1881 - Covers Berlin's tramways (Out of Print)

AKA "Das Berliner Strassenbahn Spiel" - Designed by Michael Mette -
Privately published.*

Tramways, not railways are the subject of this game. It was published in
extremely limited numbers (50 copies). (DMR)

------------------------------------------------------------------------
-------------------------------------------------

2038 Asteroid Belt (not available yet)

Not really a rail game but uses similar system to run mining
corporations and interplanetary shipping. (RRI)

Designed by Jim Hlavaty and Tom Lehmann - To be published by
Prism/TimJim Games (US).

2038 is set in a portion of the Asteroid Belt. Companies explore, mine
and deliver ores instead of laying track to connect cities. Innovative
game features include: random board setup (each game is different);
claiming mines, refueling stations, minor companies can either become
growth corporations or eventually merge into the asteroid league, two
methods to form new corporations with different capitalization /
starting stock prices, a partial dividend payout option, etc. (DMR)

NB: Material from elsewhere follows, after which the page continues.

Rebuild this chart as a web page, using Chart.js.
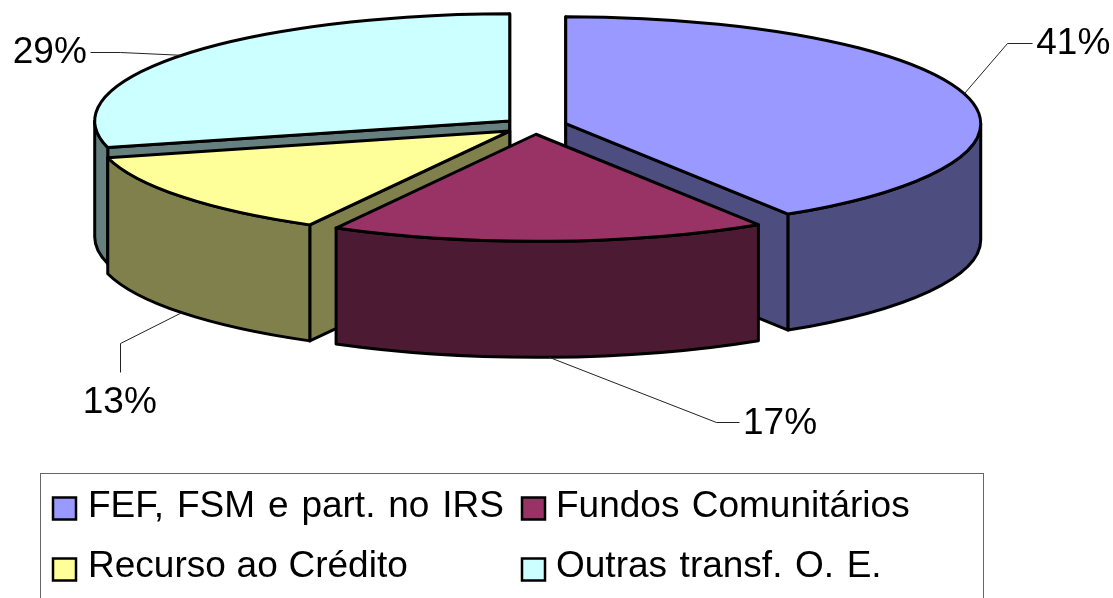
<!DOCTYPE html>
<html>
<head>
<meta charset="utf-8">
<style>
html,body{margin:0;padding:0;background:#fff;overflow:hidden}
#wrap{width:1113px;height:598px}
canvas{display:block}
</style>
<script src="https://cdn.jsdelivr.net/npm/chart.js@4/dist/chart.umd.min.js"></script>
</head>
<body>
<div id="wrap"><canvas id="c" width="1113" height="598"></canvas></div>
<script>
const categories = ['FEF, FSM e part. no IRS', 'Fundos Comunitários', 'Recurso ao Crédito', 'Outras transf. O. E.'];
const values = [41, 17, 13, 29];
const topColors = ['#9999ff', '#993366', '#ffff99', '#ccffff'];
const wallColors = ['#4d4d80', '#4d1a33', '#80804d', '#668080'];

const SQUASH = 0.258, DEPTH = 116, CY = 126, EXPLODE = 32, FONT = '37px "Liberation Sans", Arial, sans-serif';
const paintOrder = [3, 0, 2, 1];
const legendWordSpacing = ['2.6px', '2px', '0.5px', '2.3px'];
// label placement relative to each slice's leader anchor: elbow, end, text x, baseline, align
const labelLayout = [
  {elbow:[43,-51], end:[68,-51], text:[72,-40], align:'left'},
  {elbow:[167,65], end:[190,65], text:[194,77], align:'left'},
  {elbow:[-62,30], end:[-62,59], text:[-62,100], align:'center'},
  {elbow:[-62,-3], end:[-92,-3], text:[-95,8], align:'right'}
];

function geom(el) {
  const p = el.getProps(['x','y','startAngle','endAngle','outerRadius'], true);
  const mid = (p.startAngle + p.endAngle) / 2;
  const ox = p.x + EXPLODE * Math.cos(mid), oy = CY + SQUASH * EXPLODE * Math.sin(mid);
  return {cx: ox, cy: oy, r: p.outerRadius, a0: p.startAngle, a1: p.endAngle, mid, y0: p.y, dx: EXPLODE * Math.cos(mid), dy: EXPLODE * Math.sin(mid)};
}
const px = (g, a) => g.cx + g.r * Math.cos(a);
const py = (g, a) => g.cy + g.r * SQUASH * Math.sin(a);

const pie3d = {
  id: 'pie3d',
  beforeDatasetsDraw(chart) {
    const ctx = chart.ctx, els = chart.getDatasetMeta(0).data;
    ctx.save();
    ctx.lineWidth = 3; ctx.lineJoin = 'round'; ctx.strokeStyle = '#000';
    paintOrder.forEach(i => {
      const g = geom(els[i]);
      ctx.fillStyle = wallColors[i];
      [[g.a0, -Math.cos(g.a0)], [g.a1, Math.cos(g.a1)]].forEach(([a, facing]) => {
        if (facing < -1e-6) return;
        ctx.beginPath();
        ctx.moveTo(g.cx, g.cy);
        ctx.lineTo(px(g,a), py(g,a));
        ctx.lineTo(px(g,a), py(g,a)+DEPTH);
        ctx.lineTo(g.cx, g.cy+DEPTH);
        ctx.closePath(); ctx.fill(); ctx.stroke();
      });
      // outer wall: front half of the rim only
      const ranges = [[g.a0, g.a1], [g.a0 + 2*Math.PI, g.a1 + 2*Math.PI]];
      ranges.forEach(([s, e]) => {
        const b0 = Math.max(s, 0), b1 = Math.min(e, Math.PI);
        if (b1 <= b0) return;
        ctx.beginPath();
        ctx.ellipse(g.cx, g.cy, g.r, g.r*SQUASH, 0, b0, b1);
        ctx.lineTo(px(g,b1), py(g,b1)+DEPTH);
        ctx.ellipse(g.cx, g.cy+DEPTH, g.r, g.r*SQUASH, 0, b1, b0, true);
        ctx.closePath(); ctx.fill(); ctx.stroke();
      });
    });
    ctx.restore();
  },
  beforeDatasetDraw(chart) {
    // the library's own arcs, squashed into tilted top faces and pulled apart
    const ctx = chart.ctx;
    chart.getDatasetMeta(0).data.forEach(el => {
      const g = geom(el);
      ctx.save();
      ctx.translate(g.dx, CY + g.dy * SQUASH);
      ctx.scale(1, SQUASH);
      ctx.translate(0, -g.y0);
      el.draw(ctx);
      ctx.restore();
    });
    return false;
  },
  afterDatasetsDraw(chart) {
    const ctx = chart.ctx, els = chart.getDatasetMeta(0).data;
    ctx.save();
    ctx.lineWidth = 3; ctx.lineJoin = 'round'; ctx.strokeStyle = '#000';
    els.forEach((el) => {
      const g = geom(el);
      ctx.beginPath();
      ctx.moveTo(g.cx, g.cy);
      ctx.ellipse(g.cx, g.cy, g.r, g.r*SQUASH, 0, g.a0, g.a1);
      ctx.closePath(); ctx.stroke();
    });
    // leader lines and percentage labels
    ctx.font = FONT; ctx.textBaseline = 'alphabetic'; ctx.fillStyle = '#000';
    els.forEach((el, i) => {
      const g = geom(el), L = labelLayout[i];
      const ax = px(g, g.mid);
      const ay = py(g, g.mid) + (Math.sin(g.mid) > 0 ? DEPTH : 0);
      ctx.beginPath();
      ctx.lineWidth = 1; ctx.strokeStyle = '#222';
      ctx.moveTo(ax, ay);
      ctx.lineTo(Math.round(ax+L.elbow[0])+.5, Math.round(ay+L.elbow[1])+.5);
      ctx.lineTo(Math.round(ax+L.end[0])+.5, Math.round(ay+L.end[1])+.5);
      ctx.stroke();
      ctx.textAlign = L.align;
      ctx.fillText(values[i] + '%', ax+L.text[0], ay+L.text[1]);
    });
    ctx.restore();
  },
  afterDraw(chart) {
    const ctx = chart.ctx;
    ctx.save();
    ctx.strokeStyle = '#666'; ctx.lineWidth = 1;
    ctx.strokeRect(40.5, 473.5, 943, 160);
    const cols = [53, 522], textCols = [88, 556], rows = [497.5, 558.5], bases = [517, 577];
    ctx.font = FONT; ctx.textBaseline = 'alphabetic'; ctx.textAlign = 'left';
    categories.forEach((name, i) => {
      const c = i % 2, r = i >> 1;
      ctx.wordSpacing = legendWordSpacing[i];
      ctx.fillStyle = topColors[i];
      ctx.strokeStyle = '#000'; ctx.lineWidth = 2.5;
      ctx.fillRect(cols[c], rows[r], 23, 22);
      ctx.strokeRect(cols[c], rows[r], 23, 22);
      ctx.fillStyle = '#000';
      ctx.fillText(name, textCols[c], bases[r]);
    });
    ctx.restore();
  }
};

new Chart(document.getElementById('c'), {
  type: 'pie',
  data: {
    labels: categories,
    datasets: [{
      data: values,
      backgroundColor: topColors,
      borderWidth: 0,
      offset: 0,
      radius: 415,
      clip: false
    }]
  },
  options: {
    responsive: false,
    animation: false,
    layout: {padding: {right: 43}},
    events: [],
    plugins: {legend: {display: false}, tooltip: {enabled: false}, title: {display: false}}
  },
  plugins: [pie3d]
});
</script>
</body>
</html>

For more information on 18xx games:
http://ntia.its.bldrdoc.gov/~bing/mayf2.html

8) Reference Articles in Avalon Hill's "General" Magazine and other
resources

The General is a publication put out by Avalon Hill which discusses
their games in detail. Call AH at 800-999-3222 to order back issues.
There have been many articles published about 1830 in past issues:

Volume 23, Number 6, 1987:

-Cover Art from box top -A Very Good Year, Development Notes for 1830 by
Bruce Shelly. pgs 5-11 (overviews strengths and weaknesses of the
various companies) -Take a Ride on the Reading, Variants for 1830 by
Alan Moon, pgs 12-13 -All Aboard, A Ride on the 1830 Express by Edward
Fahrmeier, pgs 14-15,36 (strategys overviews) -The Question Box (rules
clarifications) page 46.



(DM)

Volume 26, Number 6, 1990:

-Bed of Steel, Strategy in 1830 by Alan Applebaum, pgs 29-34,40
(excellent analysis and coverage of the game)



(DM)

Computer Game Review Supplement to March 1995?????? (very extensive)

Train Gamer's Gazette is another resource. Anyone with issue Numbers?